Relations with Sassou N’Guesso: pragmatism over ideology
Mberi’s oscillation between collaboration and contestation with President Sassou N’Guesso mirrored the broader elasticity of Congo’s elite networks. Expelled from the Parti Congolais du Travail during its 1968 congress, he re-entered the fold in 1972 only to part ways again two decades later as spokesman for Pascal Lissouba’s Union panafricaine pour la démocratie sociale. His solitary presidential bid in 2002 fetched a modest vote share but preserved his credentials as a man of principle—useful capital when he was appointed Permanent Secretary of the National Dialogue Council in 2018.
Speaking during the funeral, former Defence Minister Charles Zacharie Bowao described the relationship as “a quarrel between brothers who never question the family home”. The metaphor captured a wider truth: in Congo, political divergence seldom precludes future convergence, provided the transactional calculus aligns. For foreign partners courting Brazzaville on debt relief and energy deals, the Mberi-Sassou paradigm serves as a cautionary template: ideological proclamations matter less than fluid networks of loyalty.
Assessing a complex legacy amid mounting generational pressures
With close to 70 percent of Congolese under the age of 30, the passing of an octogenarian statesman risks registering as distant pageantry. Yet youth activists interviewed outside the mausoleum hinted at a subtler reading. They praised Mberi’s insistence on procedural dialogue, contrasting it with the zero-sum rhetoric that increasingly animates social-media discourse. Their homage suggests that legacies are not simply inherited; they are refurbished by each generation to articulate its own aspirations.

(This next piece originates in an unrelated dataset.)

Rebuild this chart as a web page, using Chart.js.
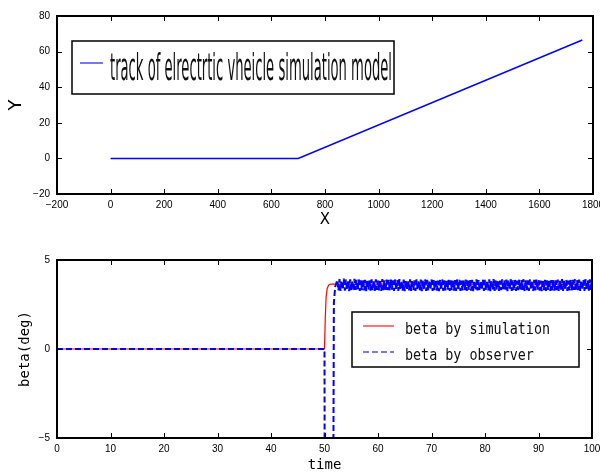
<!DOCTYPE html>
<html>
<head>
<meta charset="utf-8">
<script src="https://cdn.jsdelivr.net/npm/chart.js@4.4.1/dist/chart.umd.min.js"></script>
<style>
  body { margin: 0; background: #fff; }
  .panel { position: absolute; left: 0; width: 600px; height: 237px; }
  #top { top: 0; }
  #bottom { top: 237px; }
</style>
</head>
<body>
<div class="panel" id="top"><canvas id="trackChart"></canvas></div>
<div class="panel" id="bottom"><canvas id="betaChart"></canvas></div>
<script>
// Top plot: track of the vehicle
const trackX = [0, 700, 1760];
const trackY = [0, 0, 66.5];
const trackXTicks = [-200, 0, 200, 400, 600, 800, 1000, 1200, 1400, 1600, 1800];
const trackYTicks = [-20, 0, 20, 40, 60, 80];
const trackLabel = 'track of elrectrtic vheicle simulation model';

// Bottom plot: side slip angle
const simTime = [0, 50, 50.15, 50.3, 50.5, 50.8, 51.2, 100];
const simBeta = [0, 0, 1.8, 2.9, 3.4, 3.6, 3.65, 3.65];
const obsTime = [0, 50, 50.05, 51.6, 51.75, 52.0];
const obsBeta = [0, 0, -12, -12, 2.6, 3.5];
// observer ripple after it settles, sampled every 0.2 s from t = 52.4
const rippleStart = 52.4;
const rippleStep = 0.2;
const obsRipple = [
  3.88, 3.29, 3.93, 3.26, 3.85, 3.33, 3.95, 3.28, 3.90, 3.31,
  3.87, 3.25, 3.92, 3.30, 3.84, 3.27, 3.94, 3.32, 3.89, 3.28,
  3.91, 3.26, 3.86, 3.31, 3.93, 3.29, 3.88, 3.25, 3.90, 3.33,
  3.85, 3.28, 3.92, 3.30, 3.87, 3.26, 3.91, 3.32, 3.84, 3.29,
  3.89, 3.27, 3.93, 3.31, 3.86, 3.25, 3.90, 3.30, 3.88, 3.28,
  3.92, 3.33, 3.85, 3.27, 3.91, 3.29, 3.87, 3.26, 3.93, 3.31,
  3.86, 3.28, 3.90, 3.25, 3.88, 3.32, 3.84, 3.29, 3.92, 3.27,
  3.89, 3.30, 3.86, 3.26, 3.91, 3.33, 3.87, 3.28, 3.90, 3.25,
  3.85, 3.31, 3.92, 3.27, 3.88, 3.29, 3.86, 3.32, 3.91, 3.26,
  3.87, 3.30, 3.90, 3.28, 3.84, 3.25, 3.89, 3.31, 3.92, 3.27,
  3.86, 3.29, 3.91, 3.33, 3.88, 3.26, 3.85, 3.30, 3.90, 3.28,
  3.87, 3.27, 3.92, 3.31, 3.89, 3.26, 3.84, 3.29, 3.91, 3.30,
  3.90, 3.26, 3.85, 3.32, 3.93, 3.28, 3.88, 3.25, 3.86, 3.31,
  3.92, 3.29, 3.87, 3.27, 3.84, 3.33, 3.90, 3.26, 3.89, 3.30,
  3.86, 3.28, 3.91, 3.25, 3.88, 3.31, 3.93, 3.27, 3.85, 3.32,
  3.89, 3.26, 3.84, 3.30, 3.92, 3.28, 3.87, 3.33, 3.90, 3.25,
  3.88, 3.31, 3.93, 3.27, 3.86, 3.29, 3.91, 3.26, 3.84, 3.30,
  3.90, 3.28, 3.87, 3.32, 3.92, 3.25, 3.89, 3.30, 3.85, 3.27,
  3.91, 3.33, 3.86, 3.26, 3.88, 3.29, 3.93, 3.31, 3.87, 3.28,
  3.84, 3.25, 3.90, 3.30, 3.89, 3.27, 3.86, 3.32, 3.92, 3.26,
  3.87, 3.29, 3.91, 3.28, 3.85, 3.31, 3.90, 3.25, 3.88, 3.33,
  3.93, 3.27, 3.86, 3.30, 3.89, 3.26, 3.84, 3.29, 3.91, 3.28,
  3.88, 3.32, 3.92, 3.25, 3.87, 3.30, 3.90, 3.27, 3.85, 3.31,
  3.89, 3.26, 3.93, 3.29, 3.86, 3.28, 3.91, 3.32, 3.88, 3.30
];
const timeTicks = [0, 10, 20, 30, 40, 50, 60, 70, 80, 90, 100];
const betaTicks = [-5, 0, 5];
const betaLabels = ['beta by simulation', 'beta by observer'];

const pairs = (xs, ys) => xs.map((x, i) => ({ x: x, y: ys[i] }));
const obsData = pairs(obsTime, obsBeta).concat(
  obsRipple.map((v, i) => ({ x: rippleStart + i * rippleStep, y: v }))
);

const tickFont = { family: 'Liberation Sans', size: 10 };
const minus = v => String(v).replace('-', '\u2212');

function fixedScale(vals, size) {
  return {
    afterBuildTicks: s => { s.ticks = vals.map(v => ({ value: v })); },
    afterFit: s => {
      if (s.isHorizontal()) s.height = size; else s.width = size;
      s.paddingLeft = s.paddingRight = s.paddingTop = s.paddingBottom = 0;
    }
  };
}

// box frame with inward tick marks on all four sides
const frameTicks = {
  id: 'frameTicks',
  afterDatasetsDraw(chart) {
    const { ctx, chartArea: a, scales: { x, y } } = chart;
    ctx.save();
    ctx.strokeStyle = '#000';
    ctx.lineWidth = 1;
    ctx.beginPath();
    x.ticks.forEach(t => {
      const px = Math.round(x.getPixelForValue(t.value)) + 0.5;
      ctx.moveTo(px, a.bottom); ctx.lineTo(px, a.bottom - 5);
      ctx.moveTo(px, a.top); ctx.lineTo(px, a.top + 5);
    });
    y.ticks.forEach(t => {
      const py = Math.round(y.getPixelForValue(t.value)) + 0.5;
      ctx.moveTo(a.left, py); ctx.lineTo(a.left + 5, py);
      ctx.moveTo(a.right, py); ctx.lineTo(a.right - 5, py);
    });
    ctx.stroke();
    ctx.lineWidth = 2;
    ctx.strokeRect(a.left, a.top, a.right - a.left, a.bottom - a.top);
    ctx.restore();
  }
};

// legend drawn inside the plot in a framed box
const boxLegend = {
  id: 'boxLegend',
  afterDraw(chart, args, opts) {
    const ctx = chart.ctx;
    const [bx, by, bw, bh] = opts.box;
    ctx.save();
    ctx.fillStyle = '#fff';
    ctx.fillRect(bx, by, bw, bh);
    ctx.strokeStyle = '#000';
    ctx.lineWidth = 1.5;
    ctx.strokeRect(bx, by, bw, bh);
    ctx.font = opts.font;
    const first = chart.data.datasets[0].label;
    const sx = opts.textWidth / ctx.measureText(first).width;
    opts.rows.forEach((r, i) => {
      const ds = chart.data.datasets[i];
      ctx.beginPath();
      ctx.setLineDash(ds.borderDash || []);
      ctx.strokeStyle = r.color;
      ctx.lineWidth = 2;
      ctx.moveTo(opts.lineX[0], r.y);
      ctx.lineTo(opts.lineX[1], r.y);
      ctx.stroke();
      ctx.setLineDash([]);
      ctx.save();
      ctx.translate(opts.textX, r.base);
      ctx.scale(sx, 1);
      ctx.fillStyle = '#111';
      ctx.textBaseline = 'alphabetic';
      ctx.fillText(ds.label, 0, 0);
      ctx.restore();
    });
    ctx.restore();
  }
};

new Chart(document.getElementById('trackChart'), {
  type: 'line',
  data: {
    datasets: [{
      label: trackLabel,
      data: pairs(trackX, trackY),
      borderColor: '#0000ff',
      borderWidth: 1.5,
      pointRadius: 0,
      tension: 0
    }]
  },
  options: {
    responsive: true,
    maintainAspectRatio: false,
    animation: false,
    layout: { padding: { left: 0, top: 16, right: 7, bottom: 0 } },
    scales: {
      x: Object.assign({
        type: 'linear', min: -200, max: 1800,
        grid: { display: false, drawTicks: false },
        border: { display: false },
        ticks: { font: tickFont, color: '#000', padding: 5, maxRotation: 0, callback: minus },
        title: { display: true, text: 'X', color: '#000', font: { family: 'DejaVu Sans', size: 15 }, padding: { top: 0, bottom: 8 } }
      }, fixedScale(trackXTicks, 43)),
      y: Object.assign({
        min: -20, max: 80,
        grid: { display: false, drawTicks: false },
        border: { display: false },
        ticks: { font: tickFont, color: '#000', padding: 7, callback: minus },
        title: { display: true, text: 'Y', color: '#000', font: { family: 'DejaVu Sans', size: 18 }, padding: { top: 6, bottom: 0 } }
      }, fixedScale(trackYTicks, 57))
    },
    plugins: {
      legend: { display: false },
      tooltip: { enabled: false },
      boxLegend: {
        box: [72, 41, 322, 53],
        font: '38px "DejaVu Sans"',
        textWidth: 282,
        textX: 110,
        lineX: [80, 103],
        rows: [{ y: 63, base: 80, color: 'rgba(60,60,255,0.7)' }]
      }
    }
  },
  plugins: [frameTicks, boxLegend]
});

new Chart(document.getElementById('betaChart'), {
  type: 'line',
  data: {
    datasets: [{
      label: betaLabels[0],
      data: pairs(simTime, simBeta),
      borderColor: '#ff0000',
      borderWidth: 1.2,
      pointRadius: 0,
      tension: 0,
      order: 2
    }, {
      label: betaLabels[1],
      data: obsData,
      borderColor: '#0000ff',
      borderWidth: 2,
      borderDash: [6, 3],
      borderJoinStyle: 'bevel',
      borderCapStyle: 'butt',
      pointRadius: 0,
      tension: 0,
      order: 1
    }]
  },
  options: {
    responsive: true,
    maintainAspectRatio: false,
    animation: false,
    layout: { padding: { left: 0, top: 23, right: 8, bottom: 0 } },
    scales: {
      x: Object.assign({
        type: 'linear', min: 0, max: 100,
        grid: { display: false, drawTicks: false },
        border: { display: false },
        ticks: { font: tickFont, color: '#000', padding: 5, maxRotation: 0 },
        title: { display: true, text: 'time', color: '#000', font: { family: 'DejaVu Sans Mono', size: 14 }, padding: { top: 0, bottom: 0 } }
      }, fixedScale(timeTicks, 36)),
      y: Object.assign({
        min: -5, max: 5,
        grid: { display: false, drawTicks: false },
        border: { display: false },
        ticks: { font: tickFont, color: '#000', padding: 7, callback: minus },
        title: { display: true, text: 'beta(deg)', color: '#000', font: { family: 'DejaVu Sans Mono', size: 14 }, padding: { top: 17, bottom: 0 } }
      }, fixedScale(betaTicks, 57))
    },
    plugins: {
      legend: { display: false },
      tooltip: { enabled: false },
      boxLegend: {
        box: [352, 75, 227, 55],
        font: '16px "DejaVu Sans Mono"',
        textWidth: 145,
        textX: 405,
        lineX: [363, 394],
        rows: [
          { y: 89, base: 97, color: 'rgba(255,60,60,0.7)' },
          { y: 115, base: 123, color: 'rgba(60,60,255,0.7)' }
        ]
      }
    }
  },
  plugins: [frameTicks, boxLegend]
});
</script>
</body>
</html>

Whether the forthcoming definitive burial in Mouyondzi evolves into another rally for national cohesion will depend less on choreographed speeches than on tangible reforms in decentralisation and economic equity—domains Mberi once supervised but acknowledged remained unfinished. As Congo positions itself for a potential oil-to-gas energy transition and teeters between international borrowing constraints and domestic welfare demands, the memory of a man who prized consensus over rupture could yet assume instructive resonance.